The second way in which our mentality of scarcity manifests itself is in the belief that we can’t afford to be generous. We are anxious about not having enough and our lack of faith in God’s providence makes us cling tightly to what we have rather than investing it faithfully in God’s work.

It is easier to give when we feel we have more than enough, but it is much harder when times are tight. We have in our readings today two examples that should convict us of this lack of trust. The first is the man from Baal-shalishah, who in a time of famine in the land, offered his first fruits up to Elisha the man of God.
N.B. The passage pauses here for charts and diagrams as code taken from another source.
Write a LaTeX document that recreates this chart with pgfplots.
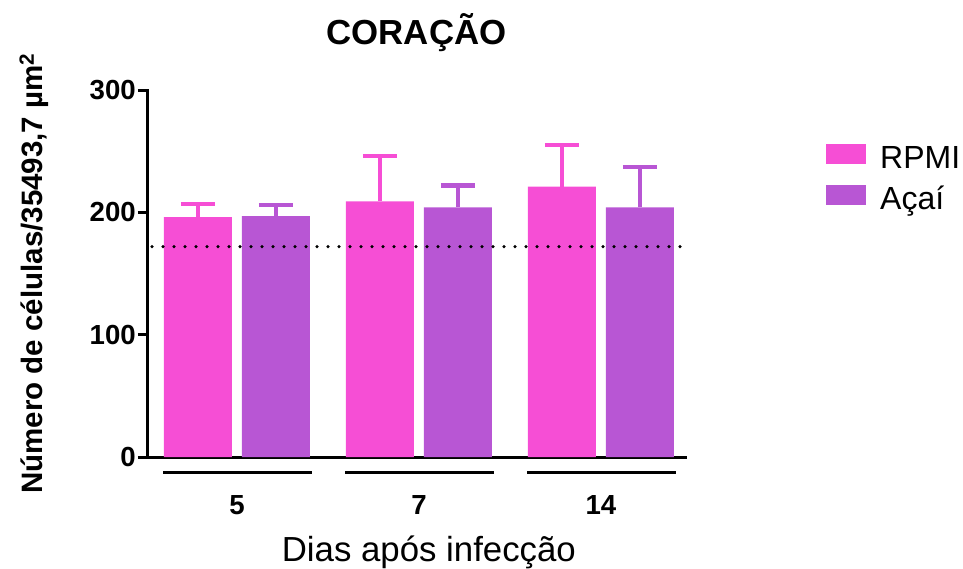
\documentclass[border=0pt]{standalone}
\usepackage{pgfplots}
\pgfplotsset{compat=1.18}
\usepackage{fontspec}
\setmainfont{Liberation Sans}
\definecolor{rpmi}{RGB}{246,78,213}
\definecolor{acai}{RGB}{184,86,212}
\begin{document}
\begin{tikzpicture}
\path[use as bounding box] (-148pt,-111pt) rectangle (815pt,457pt);
\begin{axis}[
  at={(0,0)}, anchor=south west,
  scale only axis, width=537pt, height=367pt,
  xmin=-0.489, xmax=2.462, ymin=0, ymax=300,
  axis lines*=left,
  axis line style={line width=3pt, line cap=rect},
  ytick={0,100,200,300},
  xtick={0,1,2}, xticklabels={5,7,14},
  x tick style={draw=none},
  y tick style={line width=3pt, black},
  tick align=outside, major tick length=10pt,
  /pgf/number format/assume math mode=true,
  tick label style={font=\bfseries\fontsize{27.6}{30}\selectfont},
  yticklabel style={inner sep=2pt},
  xticklabel style={anchor=north, inner sep=0pt, yshift=-28pt},
  ybar=10pt, bar width=68pt,
  clip=false,
  title={CORAÇÃO},
  title style={at={(axis description cs:0.5,1)}, anchor=south, yshift=29pt, font=\bfseries\fontsize{34.8}{40}\selectfont},
  xlabel={Dias após infecção},
  xlabel style={at={(axis description cs:0.523,0)}, anchor=center, yshift=-95pt, font=\fontsize{34.8}{40}\selectfont},
  ylabel={Número de células/35493,7 µm\textsuperscript{2}},
  ylabel style={at={(axis description cs:-0.212,0.5)}, anchor=center, rotate=0, font=\bfseries\fontsize{29.5}{32}\selectfont},
  legend style={at={(axis description cs:1.2626,0.853)}, anchor=north west, draw=none, fill=none,
    inner sep=0pt, row sep=17pt, font=\fontsize{32}{36}\selectfont,
    nodes={inner sep=0pt, text depth=0pt}, column sep=14pt},
  legend cell align=left,
  legend image code/.code={\fill[#1,draw=none] (0pt,-7pt) rectangle (40pt,13pt);},
]
\addplot[fill=rpmi, draw=none,
  error bars/.cd, y dir=plus, y explicit,
  error bar style={line width=4.5pt, draw=rpmi},
  error mark options={draw=rpmi, line width=4.5pt, mark size=17pt, rotate=90}]
  coordinates {(0,196) +- (0,11) (1,209) +- (0,37) (2,221) +- (0,34)};
\addplot[fill=acai, draw=none,
  error bars/.cd, y dir=plus, y explicit,
  error bar style={line width=4.5pt, draw=acai},
  error mark options={draw=acai, line width=4.5pt, mark size=17pt, rotate=90}]
  coordinates {(0,197) +- (0,9) (1,204) +- (0,18) (2,204) +- (0,33)};
\legend{RPMI, Açaí}
\addplot[sharp plot, forget plot, black, line width=3.5pt, line cap=round, dash pattern=on 0pt off 11pt]
  coordinates {(-0.467,172) (2.451,172)};
\draw[line width=3pt] (axis cs:-0.405,-12.8) -- (axis cs:0.41,-12.8);
\draw[line width=3pt] (axis cs:0.595,-12.8) -- (axis cs:1.41,-12.8);
\draw[line width=3pt] (axis cs:1.595,-12.8) -- (axis cs:2.41,-12.8);
\end{axis}
\end{tikzpicture}
\end{document}
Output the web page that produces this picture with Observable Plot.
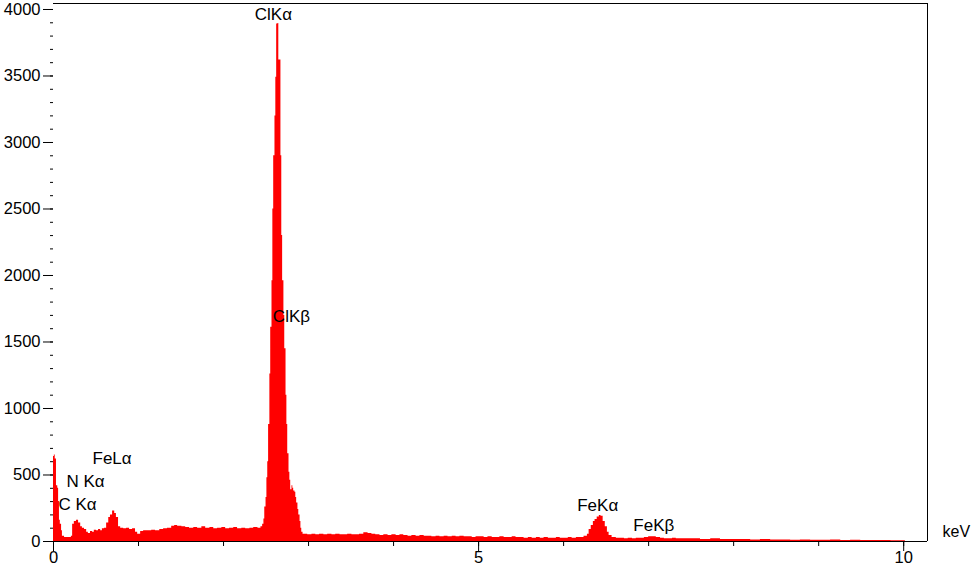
<!DOCTYPE html>
<html>
<head>
<meta charset="utf-8">
<script src="https://cdn.jsdelivr.net/npm/d3@7"></script>
<script src="https://cdn.jsdelivr.net/npm/@observablehq/plot@0.6"></script>
<style>
  html, body { margin: 0; padding: 0; background: #fff; }
  #chart svg { display: block; }
</style>
</head>
<body>
<div id="chart"></div>
<script>
// Spectrum: energy (keV) and counts
const energy = [
  0.00, 0.01, 0.02, 0.035, 0.05, 0.06, 0.07, 0.08, 0.095, 0.105, 0.13, 0.165, 0.20, 0.21,
  0.225, 0.245, 0.27, 0.295, 0.32, 0.34, 0.365, 0.39, 0.41, 0.435, 0.46, 0.48, 0.505, 0.53,
  0.555, 0.575, 0.60, 0.625, 0.65, 0.67, 0.695, 0.72, 0.74, 0.765, 0.79, 0.825, 0.86, 0.895,
  0.93, 0.965, 0.99, 1.025, 1.06, 1.11, 1.155, 1.20, 1.25, 1.295, 1.34, 1.39, 1.425, 1.46,
  1.51, 1.555, 1.60, 1.65, 1.695, 1.745, 1.79, 1.84, 1.885, 1.93, 1.98, 2.025, 2.07, 2.12,
  2.165, 2.215, 2.26, 2.31, 2.355, 2.405, 2.44, 2.46,
  2.475, 2.485, 2.50, 2.51, 2.52, 2.53, 2.545, 2.555, 2.57, 2.58, 2.59, 2.605, 2.615, 2.625,
  2.64, 2.65, 2.66, 2.675, 2.685, 2.695, 2.71, 2.72, 2.735, 2.745, 2.755, 2.77, 2.78, 2.79,
  2.805, 2.815, 2.825, 2.84, 2.85, 2.86, 2.875, 2.885, 2.90, 2.91, 2.92, 2.935,
  2.945, 2.99, 3.04, 3.085, 3.13, 3.18, 3.225, 3.275, 3.32, 3.37, 3.415, 3.46, 3.51, 3.555,
  3.60, 3.65, 3.70, 3.745, 3.79, 3.84, 3.885, 3.935, 3.98, 4.03, 4.075, 4.12, 4.17, 4.215,
  4.265, 4.31, 4.36, 4.405, 4.45, 4.50, 4.545, 4.595, 4.64, 4.69, 4.735, 4.78, 4.83, 4.875,
  4.925, 4.97, 5.02, 5.065, 5.11, 5.16, 5.205, 5.25, 5.30, 5.35, 5.395, 5.44, 5.49, 5.535,
  5.585, 5.63, 5.68, 5.725, 5.77, 5.82, 5.865, 5.915, 5.96, 6.005, 6.055, 6.10, 6.15, 6.195,
  6.24, 6.28, 6.30, 6.325, 6.35, 6.37, 6.395, 6.42, 6.44, 6.465, 6.49, 6.515, 6.535, 6.57,
  6.62, 6.665, 6.715, 6.76, 6.81, 6.855, 6.90, 6.95, 7.00, 7.045, 7.09, 7.14, 7.185, 7.23,
  7.28, 7.325, 7.375, 7.49, 7.61, 7.73, 7.845, 7.96, 8.08, 8.20, 8.315, 8.435, 8.55, 8.67,
  8.785, 8.905, 9.02, 9.14, 9.26, 9.375, 9.495, 9.61, 9.73, 9.85, 9.965, 10.02
];
const counts = [
  640, 650, 620, 420, 400, 300, 160, 130, 80, 40, 30, 30, 30, 40,
  130, 150, 160, 140, 110, 100, 90, 70, 60, 75, 70, 85, 80, 90,
  80, 95, 100, 140, 180, 200, 230, 210, 180, 110, 100, 95, 100, 90,
  95, 70, 55, 75, 80, 80, 85, 80, 90, 95, 100, 115, 120, 115,
  110, 105, 100, 105, 100, 110, 100, 105, 95, 100, 105, 95, 100, 105,
  95, 100, 95, 100, 105, 100, 110, 130,
  170, 260, 330, 480, 600, 880, 1260, 1610, 1960, 2500, 2900, 3200, 3490, 3890,
  3895, 3620, 3620, 2900, 2300, 1960, 1700, 1450, 1100, 880, 660, 520, 460, 390,
  420, 400, 380, 370, 330, 290, 240, 200, 150, 100, 70, 55,
  55, 50, 55, 50, 55, 50, 55, 50, 55, 50, 50, 55, 50, 50,
  55, 65, 60, 55, 50, 45, 50, 45, 50, 45, 50, 45, 40, 45,
  40, 45, 40, 40, 35, 40, 35, 40, 35, 40, 35, 40, 35, 35,
  30, 35, 35, 30, 35, 30, 30, 35, 30, 30, 35, 30, 30, 25,
  30, 25, 30, 25, 30, 25, 25, 30, 25, 25, 30, 25, 30, 30,
  40, 55, 90, 120, 150, 165, 185, 195, 190, 150, 110, 70, 45, 30,
  25, 25, 20, 25, 20, 25, 25, 30, 35, 35, 30, 25, 20, 20,
  25, 20, 20, 20, 15, 20, 15, 15, 15, 12, 15, 12, 12, 10,
  12, 10, 10, 12, 8, 10, 8, 8, 8, 6, 6, 0
];

// Peak annotations
const peakNames = ["C K\u03b1", "N K\u03b1", "FeL\u03b1", "ClK\u03b1", "ClK\u03b2", "FeK\u03b1", "FeK\u03b2"];
const peakKeV = [0.059, 0.153, 0.459, 2.367, 2.58, 6.16, 6.82];
const peakCounts = [278, 451, 624, 3963, 1692, 271, 120];

// Axis ticks
const yMajor = [0, 500, 1000, 1500, 2000, 2500, 3000, 3500, 4000];
const yMinor = d3.range(0, 4001, 100);
const xMajor = [0, 5, 10];
const xMinor = [0, 1, 2, 3, 4, 5, 6, 7, 8, 9, 10];

const xMax = 10.28;
const yMax = 4045;

const spectrum = energy.map((e, i) => ({e, c: counts[i]}));
const peaks = peakNames.map((name, i) => ({name, e: peakKeV[i], c: peakCounts[i]}));

const chart = Plot.plot({
  width: 975,
  height: 566,
  marginLeft: 53,
  marginRight: 48,
  marginTop: 3,
  marginBottom: 25,
  x: {domain: [0, xMax]},
  y: {domain: [0, yMax]},
  style: {
    fontFamily: "'Liberation Sans', Arial, sans-serif",
    fontSize: "16px",
    background: "#fff",
    color: "#000",
    overflow: "visible"
  },
  marks: [
    Plot.areaY(spectrum, {x: "e", y: "c", curve: "step-after", fill: "#ff0000"}),
    Plot.ruleY([0], {stroke: "#000"}),
    Plot.ruleY([yMax], {stroke: "#000"}),
    Plot.ruleX([xMax], {stroke: "#000"}),
    Plot.axisY({ticks: yMinor, tickSize: 3, tickFormat: () => "", label: null, stroke: "#000"}),
    Plot.axisY({ticks: yMajor, tickSize: 10, tickPadding: 3, tickFormat: d => String(d), label: null, stroke: "#000", fontSize: 16.5}),
    Plot.axisX({ticks: xMinor, tickSize: 5, tickFormat: () => "", label: null, stroke: "#000"}),
    Plot.axisX({ticks: xMajor, tickSize: 10, tickPadding: 0, tickFormat: d => String(d), label: null, stroke: "#000", fontSize: 16.5}),
    Plot.text(peaks, {x: "e", y: "c", text: "name", textAnchor: "start", fontSize: 17, fill: "#000"}),
    Plot.text(["keV"], {x: () => xMax, y: () => 0, text: d => d, textAnchor: "start", dx: 15, dy: -10, fontSize: 16, fill: "#000"})
  ]
});

document.getElementById("chart").appendChild(chart);
</script>
</body>
</html>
The second is the boy with the five barley loaves and the two fish who gave all his provisions to the apostles to be shared among the people.

Any reasonable person would be tempted to hold on to what they have in the face of such scarcity, but both of these individuals were inspired to be generous, believing that God would provide. We can be generous when we believe that God is generous to us.

The third and final manifestation of our mentality of scarcity that I will mention is the belief that what we have is devalued if it is enjoyed by many others.


No doubt some of the visitors to Cooperstown this weekend will patronize the many baseball memorial shops on Main Street. What makes a particular piece of memorabilia valuable? How rare it is of course. This is the old principle of supply and demand. The lower the supply, the greater the demand, and thus the greater value.

Many of Jesus’ fellow Jews were outraged by the way he reached out to the outcasts, the poor, and the sinners. In their mind the Jews were the righteous – and that was a very exclusive club. To invite in the riff raff devalued what they believed they had.

Jesus turns this whole idea on its head, because the most precious and valuable thing in all the world, God’s grace, is free and abundant, available to everyone. There is more than enough to go around. This is expressed by the twelve baskets of fragments the apostles carried away even after everyone had eaten.

 
 In being plentiful, God’s grace never loses its value. The sheer prodigality of God’s love seems wasteful to the natural mind.

One of my all-time favorite hymns is called “There is a Fountain Filled with Blood.” I grew up singing this hymn in church. At first it seemed awfully gruesome to me. Isn’t that a bit much I thought to myself? But once I understood that the blood of Christ was the life of God poured out for the salvation of the world, the image seemed beautiful. How extravagantly abundant Gods love is! The author writes,

“And since by faith I saw the streams, thy flowing wounds supplied, redeeming love has been my theme and shall be till I die!”

I pray that God will open the eyes of our faith to perceive the torrents of blessing he is pouring out on us continually. I pray that knowing God’s generosity, we would have the courage to be imitators of that generosity.